▶ The exercise
Work out how many lines of the listing hold the string "chart", then answer with that number and nothing else.

╔══

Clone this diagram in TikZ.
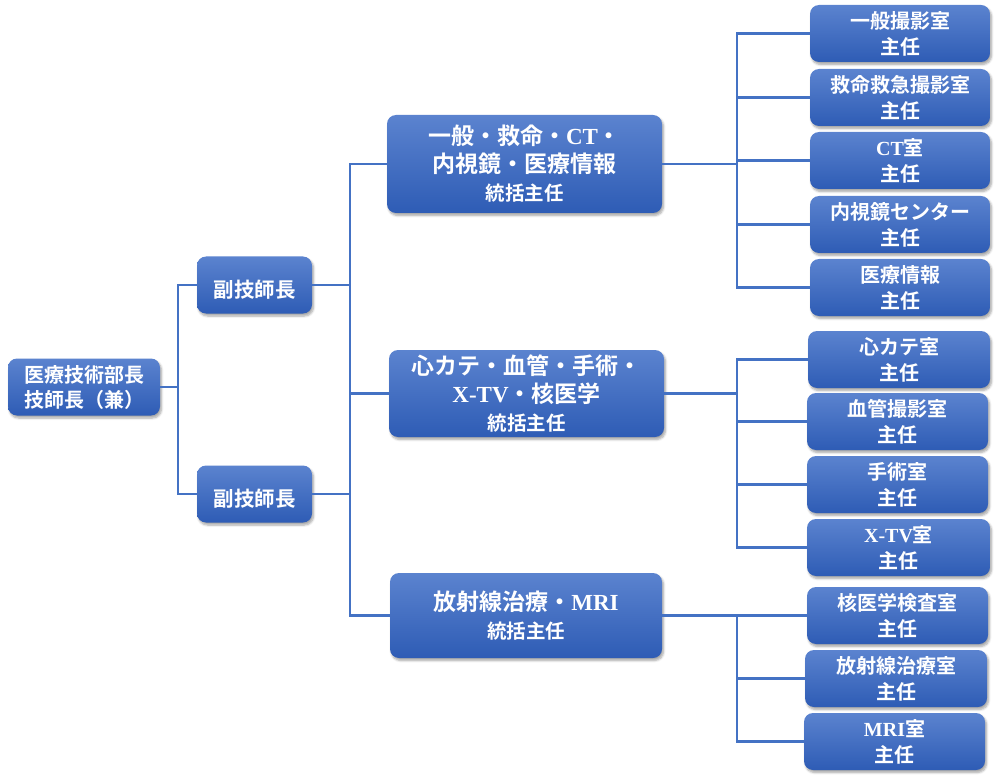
\documentclass[tikz,border=0pt]{standalone}
\usepackage{fontspec}
\setmainfont{Noto Sans CJK JP}[BoldFont={Noto Sans CJK JP Bold}]
\newfontfamily\lat{Liberation Serif}[BoldFont={Liberation Serif Bold}]
\usetikzlibrary{shadows.blur,calc}
\definecolor{linec}{HTML}{4472C4}
\definecolor{boxtop}{HTML}{5B83CF}
\definecolor{boxbot}{HTML}{2E5CB5}
\tikzset{
  conn/.style={draw=linec,line width=2.5pt},
  orgbox/.style={rounded corners=9pt,top color=boxtop,bottom color=boxbot,draw=none,
    text=white,align=center,inner sep=0pt,
    execute at begin node={\rule{0pt}{1.3em}},
    blur shadow={shadow xshift=1.5pt,shadow yshift=-2.5pt,shadow blur steps=6,shadow opacity=35}},
  leafbox/.style={orgbox,minimum width=181pt,minimum height=57pt,font=\bfseries\fontsize{20}{26}\selectfont},
  grpbox/.style={orgbox,minimum width=275pt,font=\bfseries\fontsize{23}{28}\selectfont},
  vicebox/.style={orgbox,minimum width=115pt,minimum height=57pt,font=\bfseries\fontsize{20.5}{25}\selectfont},
  rootbox/.style={orgbox,minimum width=152pt,minimum height=57pt,font=\bfseries\fontsize{20}{25}\selectfont},
}
\newcommand{\subline}{\fontsize{19.5}{26}\selectfont}
\begin{document}
\begin{tikzpicture}[x=1pt,y=-1pt]
\useasboundingbox (0,0) rectangle (999,778);
% nodes
\node[rootbox] (root) at (84,387) {医療技術部長\\技師長（兼）};
\node[vicebox] (v1) at (254.5,285) {副技師長};
\node[vicebox] (v2) at (254.5,494) {副技師長};
\node[grpbox,minimum height=98pt] (g1) at (524.5,164) {一般・救命・{\lat CT}・\\内視鏡・医療情報\\{\subline 統括主任}};
\node[grpbox,minimum height=87pt] (g2) at (526.5,393.5) {心カテ・血管・手術・\\{\lat X-TV}・核医学\\{\subline 統括主任}};
\node[grpbox,minimum width=272pt,minimum height=85pt] (g3) at (526,615.5) {放射線治療・{\lat MRI}\\{\subline 統括主任}};
\node[leafbox,minimum width=180pt] (l1) at (900,33.5) {一般撮影室\\主任};
\node[leafbox,minimum width=180pt] (l2) at (900,97.5) {救命救急撮影室\\主任};
\node[leafbox,minimum width=180pt] (l3) at (900,160.5) {{\lat CT}室\\主任};
\node[leafbox,minimum width=180pt] (l4) at (900,224.5) {内視鏡センター\\主任};
\node[leafbox,minimum width=180pt] (l5) at (900,287.5) {医療情報\\主任};
\node[leafbox,minimum width=182pt] (m1) at (899,359.5) {心カテ室\\主任};
\node[leafbox] (m2) at (897.5,421.5) {血管撮影室\\主任};
\node[leafbox] (m3) at (897.5,484.5) {手術室\\主任};
\node[leafbox,minimum width=183pt] (m4) at (898.5,547.5) {{\lat X-TV}室\\主任};
\node[leafbox] (n1) at (897.5,615.5) {核医学検査室\\主任};
\node[leafbox,minimum width=182pt] (n2) at (896,678.5) {放射線治療室\\主任};
\node[leafbox] (n3) at (894.5,741.5) {{\lat MRI}室\\主任};
% junctions
\coordinate (j0) at (178,0);
\coordinate (j1) at (350,0);
\coordinate (j2) at (737,0);
% connectors level 1
\draw[conn] (root.east) -- (root.east -| j0);
\draw[conn] (v1.west) -- (v1.west -| j0) -- (v2.west -| j0) -- (v2.west);
% level 2
\draw[conn] (v1.east) -- (v1.east -| j1);
\draw[conn] (v2.east) -- (v2.east -| j1);
\draw[conn] (g1.west) -- (g1.west -| j1) -- (g3.west -| j1) -- (g3.west);
\draw[conn] (g2.west -| j1) -- (g2.west);
% level 3
\draw[conn] (g1.east) -- (g1.east -| j2);
\draw[conn] (l1.west) -- (l1.west -| j2) -- (l5.west -| j2) -- (l5.west);
\foreach \n in {l2,l3,l4} \draw[conn] (\n.west -| j2) -- (\n.west);
\draw[conn] (g2.east) -- (g2.east -| j2);
\draw[conn] (m1.west) -- (m1.west -| j2) -- (m4.west -| j2) -- (m4.west);
\foreach \n in {m2,m3} \draw[conn] (\n.west -| j2) -- (\n.west);
\draw[conn] (g3.east) -- (g3.east -| j2) -- (n3.west -| j2) -- (n3.west);
\draw[conn] (n1.west -| j2) -- (n1.west);
\draw[conn] (n2.west -| j2) -- (n2.west);
\end{tikzpicture}
\end{document}
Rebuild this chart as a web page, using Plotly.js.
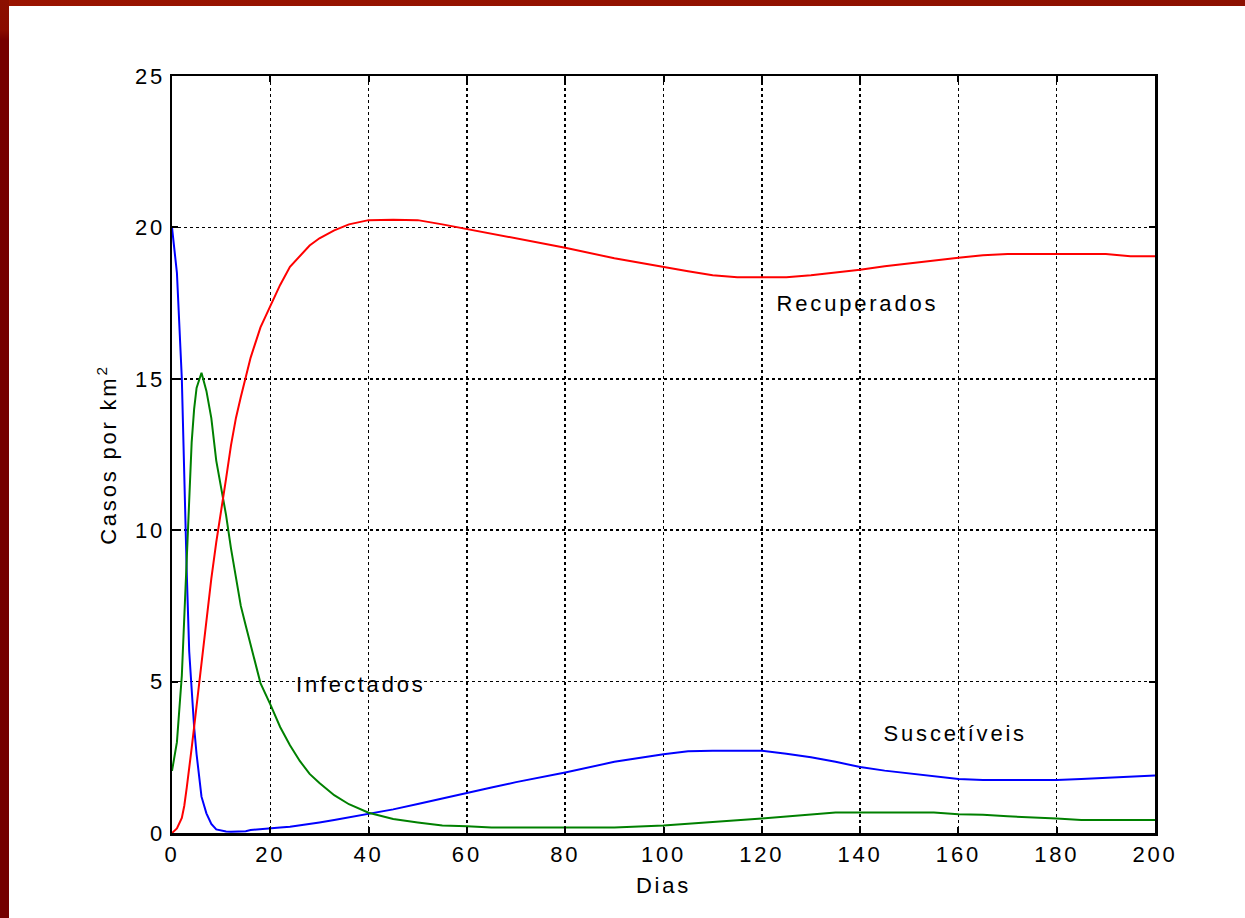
<!DOCTYPE html>
<html>
<head>
<meta charset="utf-8">
<script src="https://cdn.plot.ly/plotly-3.0.1.min.js"></script>
<style>
html, body { margin: 0; padding: 0; background: #ffffff; }
#chart { width: 1245px; height: 918px; }
.main-svg text { letter-spacing: 2.8px; }
#bandTop { position: absolute; left: 0; top: 0; width: 1245px; height: 6px; background: linear-gradient(to right, #9a1400, #8c1000); z-index: 5; }
#bandLeft { position: absolute; left: 0; top: 0; width: 9px; height: 918px; background: linear-gradient(to bottom, #8c1000 0px, #8a0c00 30px, #760000 40px, #740000 918px); z-index: 5; }
</style>
</head>
<body>
<div id="bandTop"></div>
<div id="bandLeft"></div>
<div id="chart"></div>
<script>
var days = [0, 1, 2, 2.5, 3, 3.5, 4, 4.5, 5, 6, 7, 8, 9, 10, 11, 12, 13, 14, 15, 16, 18, 20, 22, 24, 26, 28, 30, 33, 36, 40, 45, 50, 55, 60, 65, 70, 80, 90, 100, 105, 110, 115, 120, 125, 130, 135, 140, 145, 150, 155, 160, 165, 170, 175, 180, 185, 190, 195, 200];

var suscetiveis = [20.0, 18.5, 15.0, 11.6, 8.6, 6.0, 4.6, 3.5, 2.6, 1.2, 0.65, 0.3, 0.12, 0.08, 0.05, 0.04, 0.04, 0.04, 0.06, 0.1, 0.12, 0.14, 0.18, 0.21, 0.25, 0.3, 0.35, 0.43, 0.52, 0.62, 0.78, 0.96, 1.15, 1.32, 1.5, 1.68, 2.0, 2.35, 2.6, 2.7, 2.72, 2.72, 2.72, 2.62, 2.5, 2.35, 2.18, 2.06, 1.97, 1.88, 1.78, 1.75, 1.75, 1.75, 1.75, 1.78, 1.82, 1.85, 1.9];

var infectados = [2.05, 3.0, 5.2, 7.1, 9.0, 11.0, 12.9, 14.0, 14.7, 15.2, 14.6, 13.7, 12.3, 11.4, 10.5, 9.4, 8.4, 7.5, 6.85, 6.2, 4.95, 4.25, 3.5, 2.9, 2.38, 1.95, 1.65, 1.25, 0.95, 0.67, 0.46, 0.35, 0.25, 0.22, 0.18, 0.18, 0.18, 0.18, 0.25, 0.3, 0.35, 0.42, 0.48, 0.54, 0.62, 0.68, 0.68, 0.68, 0.68, 0.68, 0.62, 0.6, 0.55, 0.52, 0.48, 0.43, 0.43, 0.43, 0.43];

var recuperados = [0.0, 0.15, 0.5, 0.9, 1.5, 2.1, 2.8, 3.5, 4.2, 5.7, 7.1, 8.4, 9.6, 10.6, 11.7, 12.8, 13.7, 14.4, 15.1, 15.7, 16.7, 17.4, 18.1, 18.7, 19.05, 19.4, 19.64, 19.9, 20.1, 20.24, 20.25, 20.24, 20.1, 19.95, 19.8, 19.65, 19.33, 18.98, 18.68, 18.55, 18.42, 18.35, 18.35, 18.35, 18.42, 18.5, 18.6, 18.72, 18.82, 18.92, 19.0, 19.08, 19.12, 19.12, 19.12, 19.12, 19.12, 19.05, 19.05];

var seriesNames = ["Suscetíveis", "Infectados", "Recuperados"];
var labelX = [159.5, 38.5, 139.4];
var labelY = [3.3, 4.9, 17.5];
var xTicks = [0, 20, 40, 60, 80, 100, 120, 140, 160, 180, 200];
var yTicks = [0, 5, 10, 15, 20, 25];

var colors = ["#0000ff", "#008000", "#ff0000"];
var values = [suscetiveis, infectados, recuperados];

var traces = values.map(function (v, i) {
  return {
    x: days, y: v, type: "scatter", mode: "lines", name: seriesNames[i],
    line: { color: colors[i], width: 2 }, hoverinfo: "x+y"
  };
});

var txtFont = { family: "Liberation Sans, Arial, sans-serif", size: 22, color: "#000000" };

var annotations = seriesNames.map(function (n, i) {
  return { x: labelX[i], y: labelY[i], xref: "x", yref: "y", text: n, showarrow: false, font: txtFont, xanchor: "center", yanchor: "middle" };
});

var axisCommon = {
  showline: true, linecolor: "#000000", linewidth: 2.5, mirror: "ticks",
  ticks: "inside", ticklen: 6, tickwidth: 2, tickcolor: "#000000",
  showgrid: true, gridcolor: "#000000", gridwidth: 1.5, griddash: "dot",
  zeroline: false, tickfont: txtFont, fixedrange: true
};

var layout = {
  width: 1245, height: 918,
  margin: { l: 172, r: 90, t: 76, b: 85 },
  paper_bgcolor: "#ffffff", plot_bgcolor: "#ffffff",
  showlegend: false,
  xaxis: Object.assign({}, axisCommon, {
    range: [0, 200], tickvals: xTicks, ticktext: xTicks.map(String),
    title: { text: "Dias", font: txtFont, standoff: 12 }
  }),
  yaxis: Object.assign({}, axisCommon, {
    range: [0, 25], tickvals: yTicks, ticktext: yTicks.map(String),
    title: { text: "Casos por km<sup>2</sup>", font: txtFont, standoff: 18 }
  }),
  annotations: annotations
};

Plotly.newPlot("chart", traces, layout, { displayModeBar: false, staticPlot: true });
</script>
</body>
</html>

╚══

▶ Result
4